Exploratory Data Analysis (EDA) is a crucial step in the data analysis process that involves examining and summarizing data to gain insights and understanding before formal modeling or hypothesis testing. It is essential for several reasons: 

- Data Understanding
- Data Cleaning
- Feature Selection
- Pattern Recognition
- Outlier Detection

This document serves as the summary of the different EDA that we made along the journey that was the datathon. Which question were asked and how those questions led to new business and product desicions that created the final product.

In [1]:
# Import seaborn
import seaborn as sns
import pandas as pd

# Apply the default theme
sns.set_theme()

In [3]:
%%bigquery general_df

SELECT * FROM `plenary-stacker-393921.factored.reviews`  LIMIT 1000

Query is running:   0%|          |

Downloading:   0%|          |

In [6]:
general_df.columns

Index(['asin', 'overall', 'reviewText', 'reviewerID', 'reviewerName',
       'summary', 'unixReviewTime', 'verified', 'style', 'vote', 'image',
       'batch', 'batch_file'],
      dtype='object')

In [8]:
%%bigquery meta_df

SELECT * FROM `plenary-stacker-393921.factored.metadata`  LIMIT 1000

Query is running:   0%|          |

Downloading:   0%|          |

In [9]:
meta_df.columns

Index(['asin', 'also_buy', 'also_view', 'brand', 'category', 'date',
       'description', 'details', 'feature', 'fit', 'image', 'main_cat',
       'price', 'rank', 'similar_item', 'tech1', 'tech2', 'title', 'batch',
       'batch_file'],
      dtype='object')

## ¿What was the data?
#### General Description

The challenge consisted on two datasets split in two unequal halves: One of the datasets are Amazon reviews of different products, while the second one is the metadata associated to those each one of those products. The data was mostly received by batch, however there is a significant chunk that was received via streaming. Data received via streaming was mostly like the data received via batch. 
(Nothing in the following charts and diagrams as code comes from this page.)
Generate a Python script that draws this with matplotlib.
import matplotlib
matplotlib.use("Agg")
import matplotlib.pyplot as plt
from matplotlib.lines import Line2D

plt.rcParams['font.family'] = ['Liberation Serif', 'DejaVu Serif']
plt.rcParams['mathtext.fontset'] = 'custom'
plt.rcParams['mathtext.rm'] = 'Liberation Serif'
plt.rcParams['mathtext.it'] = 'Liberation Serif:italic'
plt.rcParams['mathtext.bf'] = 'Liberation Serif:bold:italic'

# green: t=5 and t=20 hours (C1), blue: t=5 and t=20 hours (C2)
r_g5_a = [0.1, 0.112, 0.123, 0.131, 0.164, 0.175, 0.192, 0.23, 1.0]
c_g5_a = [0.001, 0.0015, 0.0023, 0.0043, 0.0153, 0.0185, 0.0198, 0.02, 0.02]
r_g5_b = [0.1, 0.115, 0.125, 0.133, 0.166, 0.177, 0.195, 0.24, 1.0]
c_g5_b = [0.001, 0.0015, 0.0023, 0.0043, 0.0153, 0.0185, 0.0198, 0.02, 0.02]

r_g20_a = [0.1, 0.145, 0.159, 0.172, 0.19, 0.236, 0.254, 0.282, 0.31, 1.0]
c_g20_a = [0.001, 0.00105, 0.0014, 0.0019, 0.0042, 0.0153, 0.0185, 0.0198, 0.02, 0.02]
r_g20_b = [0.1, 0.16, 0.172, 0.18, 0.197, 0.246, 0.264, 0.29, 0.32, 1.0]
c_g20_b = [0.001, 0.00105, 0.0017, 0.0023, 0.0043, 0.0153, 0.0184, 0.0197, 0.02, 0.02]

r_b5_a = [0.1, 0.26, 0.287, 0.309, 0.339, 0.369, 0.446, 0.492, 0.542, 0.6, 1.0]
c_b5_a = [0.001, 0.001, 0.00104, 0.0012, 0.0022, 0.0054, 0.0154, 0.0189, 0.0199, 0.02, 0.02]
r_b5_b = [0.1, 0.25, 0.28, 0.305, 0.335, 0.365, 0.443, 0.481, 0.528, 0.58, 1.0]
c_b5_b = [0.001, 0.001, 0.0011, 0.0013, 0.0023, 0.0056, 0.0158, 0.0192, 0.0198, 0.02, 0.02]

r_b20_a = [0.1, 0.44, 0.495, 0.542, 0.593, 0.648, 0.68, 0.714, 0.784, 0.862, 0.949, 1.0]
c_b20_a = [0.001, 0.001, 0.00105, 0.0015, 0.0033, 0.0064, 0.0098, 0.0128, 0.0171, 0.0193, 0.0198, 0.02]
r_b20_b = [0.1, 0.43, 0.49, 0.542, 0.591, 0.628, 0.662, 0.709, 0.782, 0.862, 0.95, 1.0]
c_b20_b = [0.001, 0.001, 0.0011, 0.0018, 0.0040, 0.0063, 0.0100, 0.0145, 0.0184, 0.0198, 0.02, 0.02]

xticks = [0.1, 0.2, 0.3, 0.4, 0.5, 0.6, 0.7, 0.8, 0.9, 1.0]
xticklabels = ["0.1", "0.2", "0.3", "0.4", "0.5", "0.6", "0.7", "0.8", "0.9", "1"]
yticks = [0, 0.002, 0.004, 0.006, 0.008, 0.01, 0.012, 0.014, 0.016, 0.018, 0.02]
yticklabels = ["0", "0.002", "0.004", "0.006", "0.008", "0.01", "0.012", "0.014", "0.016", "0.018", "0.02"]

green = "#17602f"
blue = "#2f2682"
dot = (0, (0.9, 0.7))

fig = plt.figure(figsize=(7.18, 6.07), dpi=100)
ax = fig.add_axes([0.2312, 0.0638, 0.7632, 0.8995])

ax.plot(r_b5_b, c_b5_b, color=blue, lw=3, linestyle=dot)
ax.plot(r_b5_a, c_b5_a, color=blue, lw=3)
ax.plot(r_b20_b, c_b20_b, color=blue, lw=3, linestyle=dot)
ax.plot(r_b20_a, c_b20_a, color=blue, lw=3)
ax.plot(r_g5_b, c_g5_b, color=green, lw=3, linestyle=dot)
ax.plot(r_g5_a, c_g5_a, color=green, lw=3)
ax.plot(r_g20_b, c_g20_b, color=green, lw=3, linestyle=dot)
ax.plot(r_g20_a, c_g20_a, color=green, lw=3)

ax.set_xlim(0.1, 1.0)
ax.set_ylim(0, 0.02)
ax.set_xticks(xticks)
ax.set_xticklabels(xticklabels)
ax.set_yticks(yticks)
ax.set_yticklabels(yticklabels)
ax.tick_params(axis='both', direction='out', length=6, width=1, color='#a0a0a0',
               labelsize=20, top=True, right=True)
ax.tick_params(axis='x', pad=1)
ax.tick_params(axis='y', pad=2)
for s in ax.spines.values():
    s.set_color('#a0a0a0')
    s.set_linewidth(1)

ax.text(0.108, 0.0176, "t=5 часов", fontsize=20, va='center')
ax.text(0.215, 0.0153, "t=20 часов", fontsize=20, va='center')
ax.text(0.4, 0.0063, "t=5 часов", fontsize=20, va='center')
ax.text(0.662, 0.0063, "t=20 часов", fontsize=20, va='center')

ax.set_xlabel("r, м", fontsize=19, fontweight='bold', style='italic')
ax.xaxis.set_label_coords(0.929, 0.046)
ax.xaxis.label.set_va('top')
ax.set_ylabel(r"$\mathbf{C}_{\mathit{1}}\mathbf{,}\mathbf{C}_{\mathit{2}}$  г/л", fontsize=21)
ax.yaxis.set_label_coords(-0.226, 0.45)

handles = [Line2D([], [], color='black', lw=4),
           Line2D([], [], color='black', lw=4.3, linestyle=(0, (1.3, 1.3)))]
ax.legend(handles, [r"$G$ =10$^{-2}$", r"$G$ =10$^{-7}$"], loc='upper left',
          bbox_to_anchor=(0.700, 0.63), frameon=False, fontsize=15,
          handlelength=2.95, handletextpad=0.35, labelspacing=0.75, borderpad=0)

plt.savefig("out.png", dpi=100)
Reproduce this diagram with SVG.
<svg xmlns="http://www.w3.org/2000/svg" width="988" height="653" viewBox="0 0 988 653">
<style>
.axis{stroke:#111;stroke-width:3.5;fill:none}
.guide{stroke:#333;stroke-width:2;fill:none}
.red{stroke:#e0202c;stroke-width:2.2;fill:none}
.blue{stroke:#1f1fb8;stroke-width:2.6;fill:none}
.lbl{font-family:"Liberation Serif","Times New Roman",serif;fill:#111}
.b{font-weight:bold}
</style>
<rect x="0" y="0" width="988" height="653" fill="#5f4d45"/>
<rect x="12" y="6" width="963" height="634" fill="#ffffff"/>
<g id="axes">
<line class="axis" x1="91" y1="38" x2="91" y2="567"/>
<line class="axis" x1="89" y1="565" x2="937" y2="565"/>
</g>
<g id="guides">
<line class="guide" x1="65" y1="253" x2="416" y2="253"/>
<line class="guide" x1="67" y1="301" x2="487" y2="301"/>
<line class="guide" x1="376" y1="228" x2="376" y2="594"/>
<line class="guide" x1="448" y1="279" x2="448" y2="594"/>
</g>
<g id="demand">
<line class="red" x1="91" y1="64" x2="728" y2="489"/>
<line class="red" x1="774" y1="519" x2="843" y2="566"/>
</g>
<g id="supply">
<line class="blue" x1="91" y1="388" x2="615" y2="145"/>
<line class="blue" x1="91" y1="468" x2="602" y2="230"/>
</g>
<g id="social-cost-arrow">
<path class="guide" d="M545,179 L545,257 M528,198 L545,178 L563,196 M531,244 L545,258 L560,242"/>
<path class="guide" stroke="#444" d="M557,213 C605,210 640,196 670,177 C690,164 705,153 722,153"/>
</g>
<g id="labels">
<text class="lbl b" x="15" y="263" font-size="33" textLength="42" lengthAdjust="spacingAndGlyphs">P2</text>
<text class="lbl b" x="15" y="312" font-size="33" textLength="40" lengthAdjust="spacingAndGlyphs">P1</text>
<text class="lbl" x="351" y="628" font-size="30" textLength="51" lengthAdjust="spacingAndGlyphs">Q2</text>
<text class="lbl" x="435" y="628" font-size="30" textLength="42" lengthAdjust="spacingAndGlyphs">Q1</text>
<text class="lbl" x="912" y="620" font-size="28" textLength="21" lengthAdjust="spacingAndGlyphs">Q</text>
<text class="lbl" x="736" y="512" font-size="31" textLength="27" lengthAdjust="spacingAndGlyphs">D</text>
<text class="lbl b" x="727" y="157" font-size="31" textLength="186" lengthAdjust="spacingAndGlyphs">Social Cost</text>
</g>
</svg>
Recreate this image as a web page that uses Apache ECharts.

#### How data was received and organized

Data was received via nested json that were flattened into tabular objects: The keys represented the main columns of the data, and the values the information stored in rows. Our team ingested the data into a non-relational database backend in GCP called Bigquery where we created structures suitable for ML training and pattern recognition. We kept the division between Metadata and Data, still we did run analysis linking both domains


##### Reviews

Our organized data had the following columns:

- 'asin': Unique ID of the object reviewed.
- 'overall': Vote that reviewer left on the review.
- 'reviewText': Review.
- 'reviewerID': Reviewer ID.
- 'reviewerName': Self declarated name of the review.
- 'summary': Title of the review.
- 'unixReviewTime': Time of the review.
- 'verified': Amazon knows if the reviewer is a real person.
- 'style': What is the kind of review.
- 'vote': Votes weighting the quality of the review.
- 'image: Link to the image - All were null.
- 'batch': Epoch where it was called.
- 'batch_file':  File where it was retreived.


##### Uniqueness

To create a unique element for analysis, three elements have to be concatenated *ASIN + reviewerID + unixReviewTime* Why?
- Objects could have multiple reviews by the same person
- Persons could leave multiple reviews in the same object


In [4]:
%bigquery_stats plenary-stacker-393921.factored.reviews

Getting table schema...: 100%|██████████| 100/100 [00:01<00:00, 54.34it/s]
Querying data in column 'batch_file': : 13it [00:10,  1.26it/s]   
Retrieve stats for 'batch_file': 100%|██████████| 13/13 [00:47<00:00,  3.64s/it]   


##### Metadata

Our organized data had the following columns:

- ''asin': Unique ID of the object reviewed.
- 'also_buy': What other items are bundled
- 'also_view': What items are often viewed 
- 'brand': Brand of the object
- 'category': Business vertical of the object
- 'date: Date of creation of the description
- 'description': Description of the object
- 'details': Object elements
- 'feature': Special characteristic of the object
- 'fit': HTML feaure of the object
- 'image': URL of the image photo
- 'main_cat: Main Category of the object for amazon
- 'price': Retail Price
- 'rank': Position of sales in the main category
- 'similar_item': Similar items
- 'title': Name of the object


In [11]:
%bigquery_stats   plenary-stacker-393921.factored.meta_flat

Getting table schema...: 100%|██████████| 100/100 [00:01<00:00, 55.77it/s]
Querying data in column 'title': : 12it [00:15,  1.27s/it]       
  fig.savefig(img, format='png', bbox_inches='tight')
Retrieve stats for 'title': 100%|██████████| 12/12 [03:01<00:00, 15.15s/it]       


### Conclusions

- Data is massive and it won't be worthy to use it all for a time constrained challenge
- There are tons of formatting issues related to each column, trying to explore 1 by 1 won't be efficient
- Fashion is a giant category, and it is the Pareto category, therefore is the chose one for the hackathon challenges.